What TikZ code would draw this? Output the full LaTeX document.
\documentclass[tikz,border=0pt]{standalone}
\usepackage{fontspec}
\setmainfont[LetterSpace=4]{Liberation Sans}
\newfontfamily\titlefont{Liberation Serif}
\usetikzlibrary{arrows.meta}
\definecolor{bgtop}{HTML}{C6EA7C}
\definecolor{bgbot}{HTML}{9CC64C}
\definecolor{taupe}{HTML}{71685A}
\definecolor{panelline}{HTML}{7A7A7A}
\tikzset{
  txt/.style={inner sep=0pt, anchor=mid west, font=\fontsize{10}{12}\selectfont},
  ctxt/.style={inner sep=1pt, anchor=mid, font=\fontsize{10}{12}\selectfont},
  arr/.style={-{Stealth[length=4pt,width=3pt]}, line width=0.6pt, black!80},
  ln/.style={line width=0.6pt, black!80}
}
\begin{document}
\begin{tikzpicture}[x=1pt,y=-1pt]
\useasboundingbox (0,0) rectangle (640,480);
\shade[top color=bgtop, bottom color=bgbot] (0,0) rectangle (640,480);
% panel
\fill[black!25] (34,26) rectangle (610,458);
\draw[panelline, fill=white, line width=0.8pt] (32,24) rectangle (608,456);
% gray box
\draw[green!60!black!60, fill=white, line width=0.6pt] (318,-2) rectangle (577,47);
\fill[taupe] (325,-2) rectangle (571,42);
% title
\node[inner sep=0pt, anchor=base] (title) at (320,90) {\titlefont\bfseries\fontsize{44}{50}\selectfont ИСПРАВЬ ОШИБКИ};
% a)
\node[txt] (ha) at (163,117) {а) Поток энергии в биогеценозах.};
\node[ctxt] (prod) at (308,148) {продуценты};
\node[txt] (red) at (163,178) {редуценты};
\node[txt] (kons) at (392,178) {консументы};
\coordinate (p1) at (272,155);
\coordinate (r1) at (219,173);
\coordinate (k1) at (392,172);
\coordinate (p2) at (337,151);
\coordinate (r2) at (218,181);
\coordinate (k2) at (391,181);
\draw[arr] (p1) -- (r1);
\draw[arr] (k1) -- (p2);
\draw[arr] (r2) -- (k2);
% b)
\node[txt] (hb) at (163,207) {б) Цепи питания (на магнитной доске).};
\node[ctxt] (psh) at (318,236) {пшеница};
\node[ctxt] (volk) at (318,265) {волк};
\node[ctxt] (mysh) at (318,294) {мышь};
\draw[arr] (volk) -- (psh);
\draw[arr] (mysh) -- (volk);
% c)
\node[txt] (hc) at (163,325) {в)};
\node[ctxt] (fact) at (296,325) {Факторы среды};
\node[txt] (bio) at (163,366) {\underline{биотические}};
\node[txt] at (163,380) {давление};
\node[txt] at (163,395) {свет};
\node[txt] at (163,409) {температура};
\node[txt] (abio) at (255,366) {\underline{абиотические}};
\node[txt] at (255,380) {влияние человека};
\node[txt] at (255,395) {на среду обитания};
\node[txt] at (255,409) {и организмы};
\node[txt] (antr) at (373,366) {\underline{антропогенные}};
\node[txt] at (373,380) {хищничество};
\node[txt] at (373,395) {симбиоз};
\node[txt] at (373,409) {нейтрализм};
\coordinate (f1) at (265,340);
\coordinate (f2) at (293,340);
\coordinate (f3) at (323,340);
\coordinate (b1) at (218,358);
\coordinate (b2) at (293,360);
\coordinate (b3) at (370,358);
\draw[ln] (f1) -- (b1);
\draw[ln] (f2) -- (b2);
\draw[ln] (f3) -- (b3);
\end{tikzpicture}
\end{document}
■ ■ ■
**EXERCISE BRIEF**
Type the material above out again, exactly.

**EXERCISE OUTPUT**
What TikZ code would draw this? Output the full LaTeX document.
\documentclass[tikz,border=0pt]{standalone}
\usepackage{fontspec}
\setmainfont[LetterSpace=4]{Liberation Sans}
\newfontfamily\titlefont{Liberation Serif}
\usetikzlibrary{arrows.meta}
\definecolor{bgtop}{HTML}{C6EA7C}
\definecolor{bgbot}{HTML}{9CC64C}
\definecolor{taupe}{HTML}{71685A}
\definecolor{panelline}{HTML}{7A7A7A}
\tikzset{
  txt/.style={inner sep=0pt, anchor=mid west, font=\fontsize{10}{12}\selectfont},
  ctxt/.style={inner sep=1pt, anchor=mid, font=\fontsize{10}{12}\selectfont},
  arr/.style={-{Stealth[length=4pt,width=3pt]}, line width=0.6pt, black!80},
  ln/.style={line width=0.6pt, black!80}
}
\begin{document}
\begin{tikzpicture}[x=1pt,y=-1pt]
\useasboundingbox (0,0) rectangle (640,480);
\shade[top color=bgtop, bottom color=bgbot] (0,0) rectangle (640,480);
% panel
\fill[black!25] (34,26) rectangle (610,458);
\draw[panelline, fill=white, line width=0.8pt] (32,24) rectangle (608,456);
% gray box
\draw[green!60!black!60, fill=white, line width=0.6pt] (318,-2) rectangle (577,47);
\fill[taupe] (325,-2) rectangle (571,42);
% title
\node[inner sep=0pt, anchor=base] (title) at (320,90) {\titlefont\bfseries\fontsize{44}{50}\selectfont ИСПРАВЬ ОШИБКИ};
% a)
\node[txt] (ha) at (163,117) {а) Поток энергии в биогеценозах.};
\node[ctxt] (prod) at (308,148) {продуценты};
\node[txt] (red) at (163,178) {редуценты};
\node[txt] (kons) at (392,178) {консументы};
\coordinate (p1) at (272,155);
\coordinate (r1) at (219,173);
\coordinate (k1) at (392,172);
\coordinate (p2) at (337,151);
\coordinate (r2) at (218,181);
\coordinate (k2) at (391,181);
\draw[arr] (p1) -- (r1);
\draw[arr] (k1) -- (p2);
\draw[arr] (r2) -- (k2);
% b)
\node[txt] (hb) at (163,207) {б) Цепи питания (на магнитной доске).};
\node[ctxt] (psh) at (318,236) {пшеница};
\node[ctxt] (volk) at (318,265) {волк};
\node[ctxt] (mysh) at (318,294) {мышь};
\draw[arr] (volk) -- (psh);
\draw[arr] (mysh) -- (volk);
% c)
\node[txt] (hc) at (163,325) {в)};
\node[ctxt] (fact) at (296,325) {Факторы среды};
\node[txt] (bio) at (163,366) {\underline{биотические}};
\node[txt] at (163,380) {давление};
\node[txt] at (163,395) {свет};
\node[txt] at (163,409) {температура};
\node[txt] (abio) at (255,366) {\underline{абиотические}};
\node[txt] at (255,380) {влияние человека};
\node[txt] at (255,395) {на среду обитания};
\node[txt] at (255,409) {и организмы};
\node[txt] (antr) at (373,366) {\underline{антропогенные}};
\node[txt] at (373,380) {хищничество};
\node[txt] at (373,395) {симбиоз};
\node[txt] at (373,409) {нейтрализм};
\coordinate (f1) at (265,340);
\coordinate (f2) at (293,340);
\coordinate (f3) at (323,340);
\coordinate (b1) at (218,358);
\coordinate (b2) at (293,360);
\coordinate (b3) at (370,358);
\draw[ln] (f1) -- (b1);
\draw[ln] (f2) -- (b2);
\draw[ln] (f3) -- (b3);
\end{tikzpicture}
\end{document}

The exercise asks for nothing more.